Самого проповедника нашла разведка, допросив две дюжины пленных, которых оставили в живых. Как оказалась, мулла Корай жил неподалеку от мечети. Там его и захватили разъяренные солдаты. После короткого полевого суда незадачливого фанатика поставили у стены его же дома. Мечеть, где и начались беспорядки, превратили в штаб, разместив в единственном оставшимся минарете дозорных. Так закончилась эта эпопея.

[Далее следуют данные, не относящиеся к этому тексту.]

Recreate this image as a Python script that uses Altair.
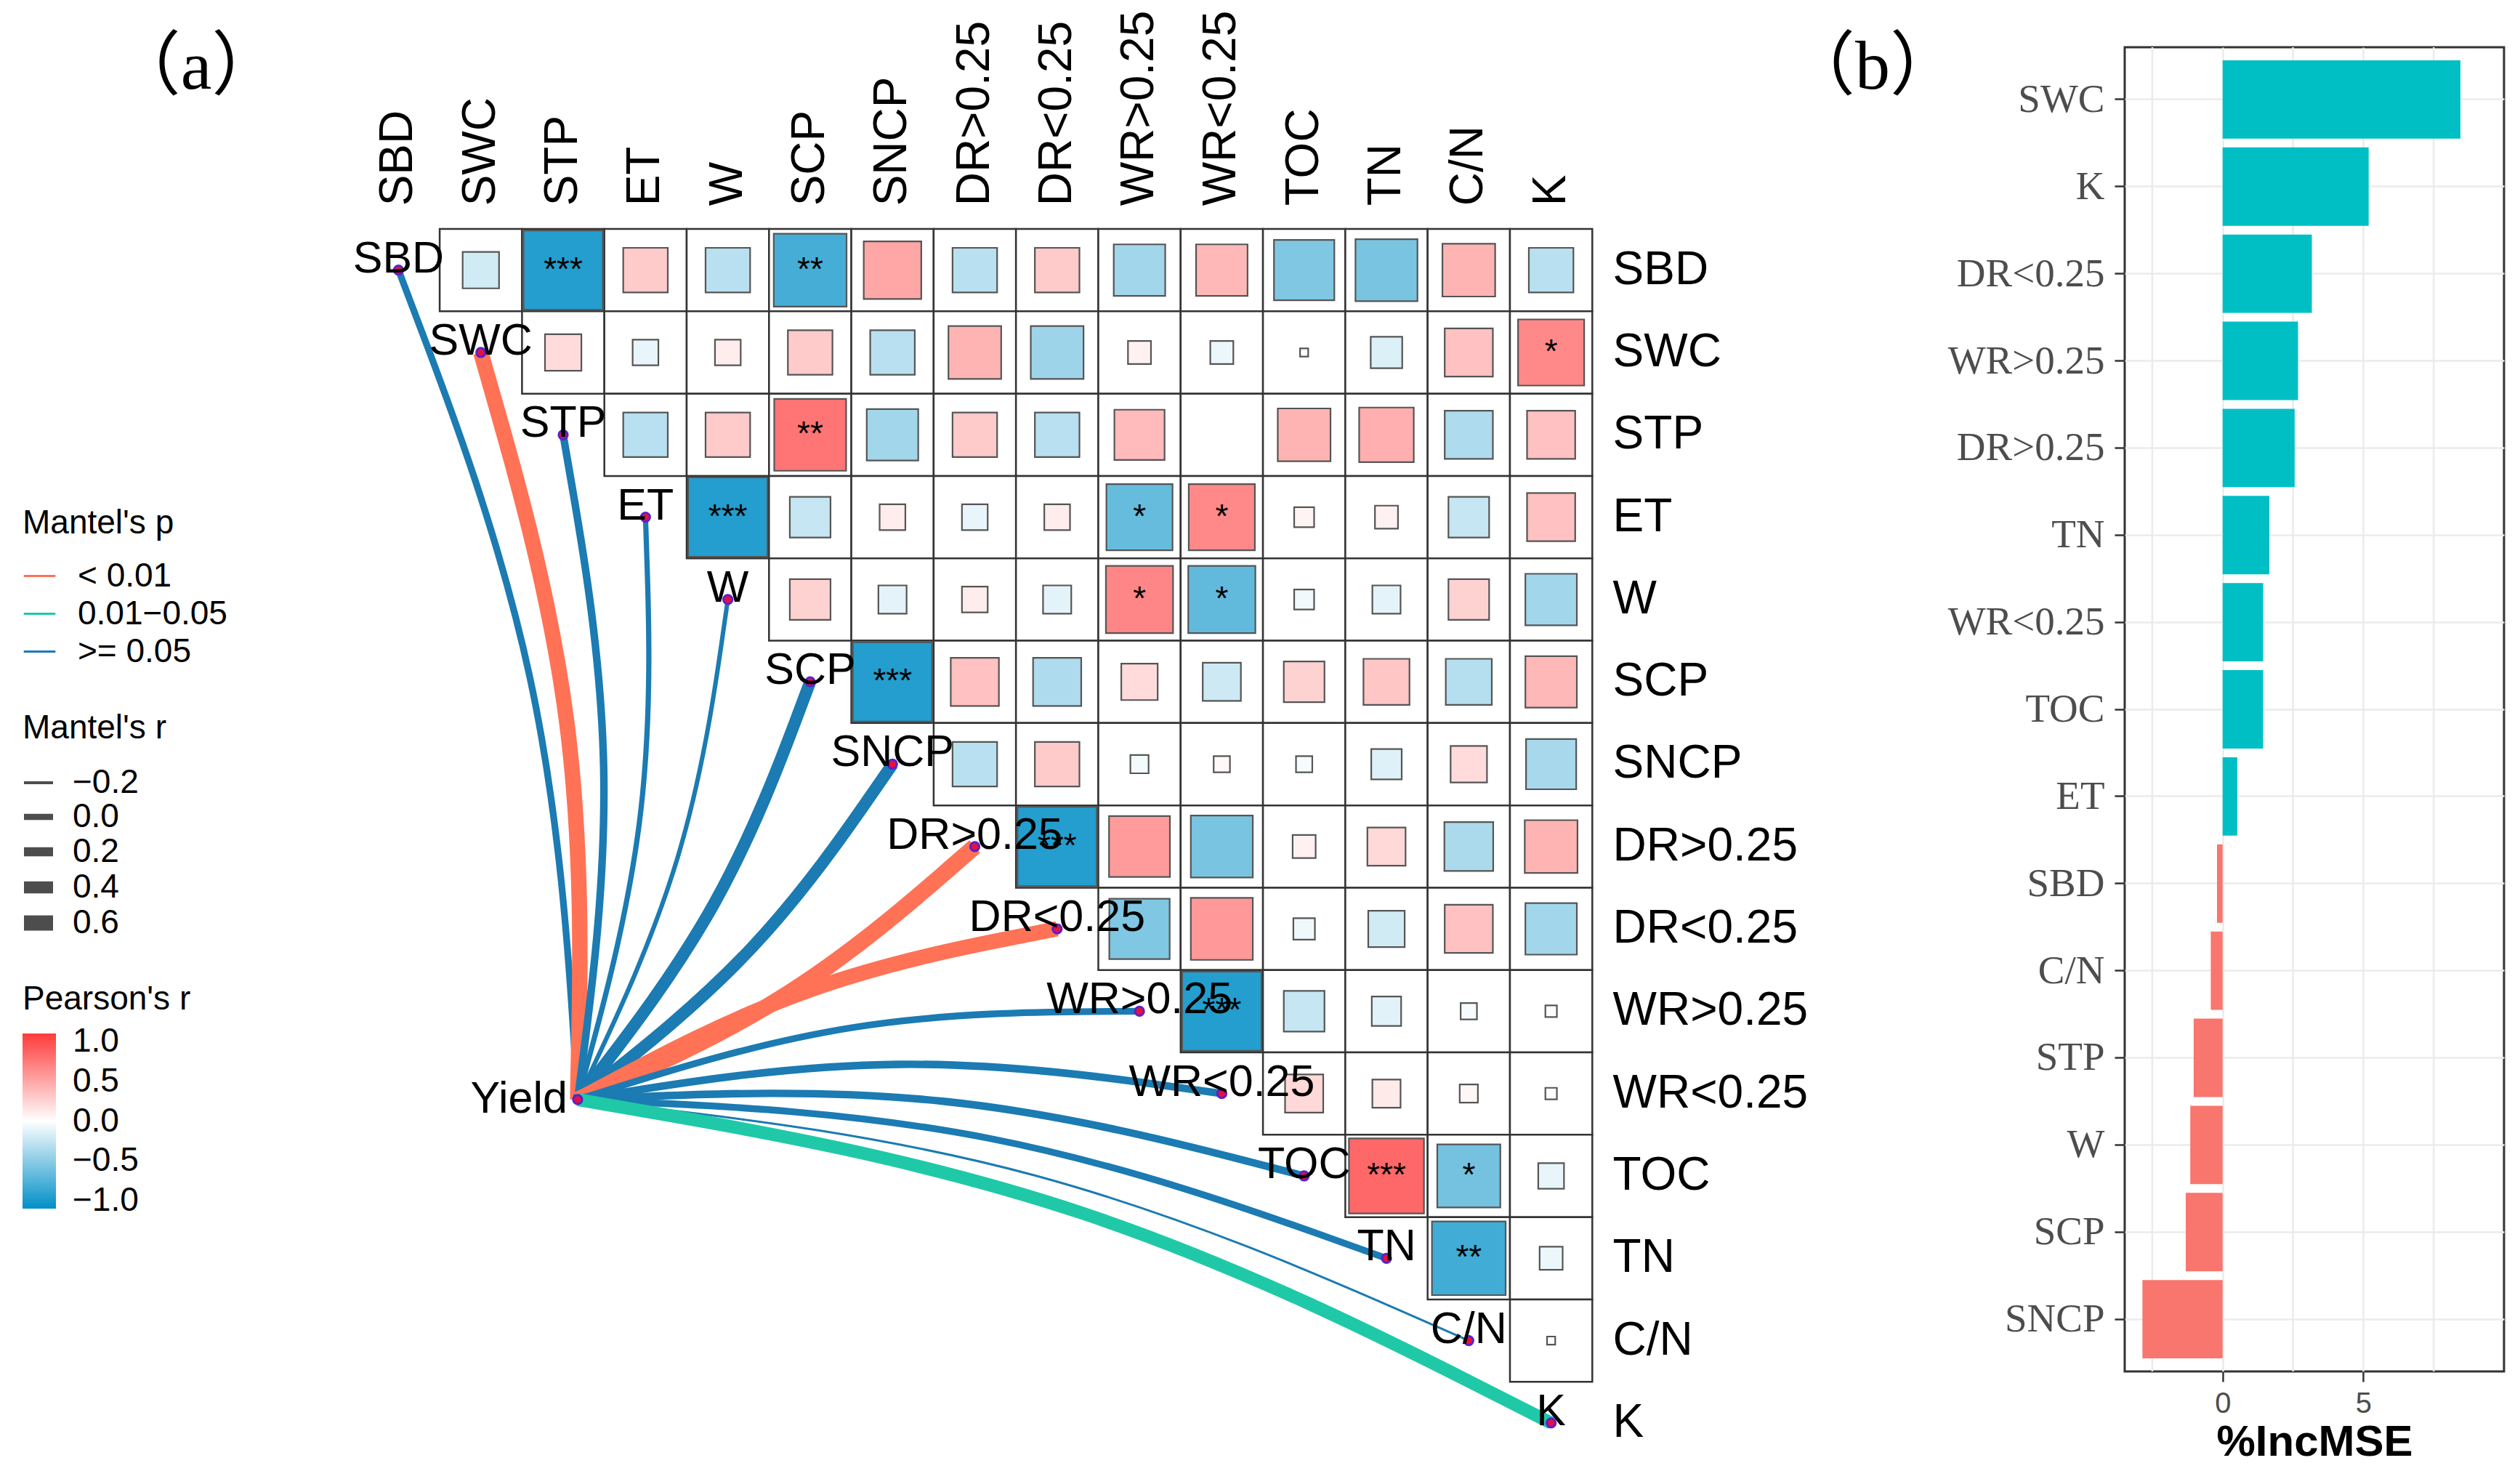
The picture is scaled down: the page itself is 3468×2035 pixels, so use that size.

Соседи по палате попавшие в госпиталь на две недели позже Федора рассказывали, что в городе спорадически возникали беспорядки, и кое-где все еще постреливали из домов спрятавшиеся солдаты гарнизона. Но за это время четыре дивизии второй волны не только зачистили город, но и продвинулись на восток километров на пятьдесят. Сам город стоит наполовину пустой, покинутый жителями после того, как русская армия применила артиллерию по кварталам, охваченным беспорядками.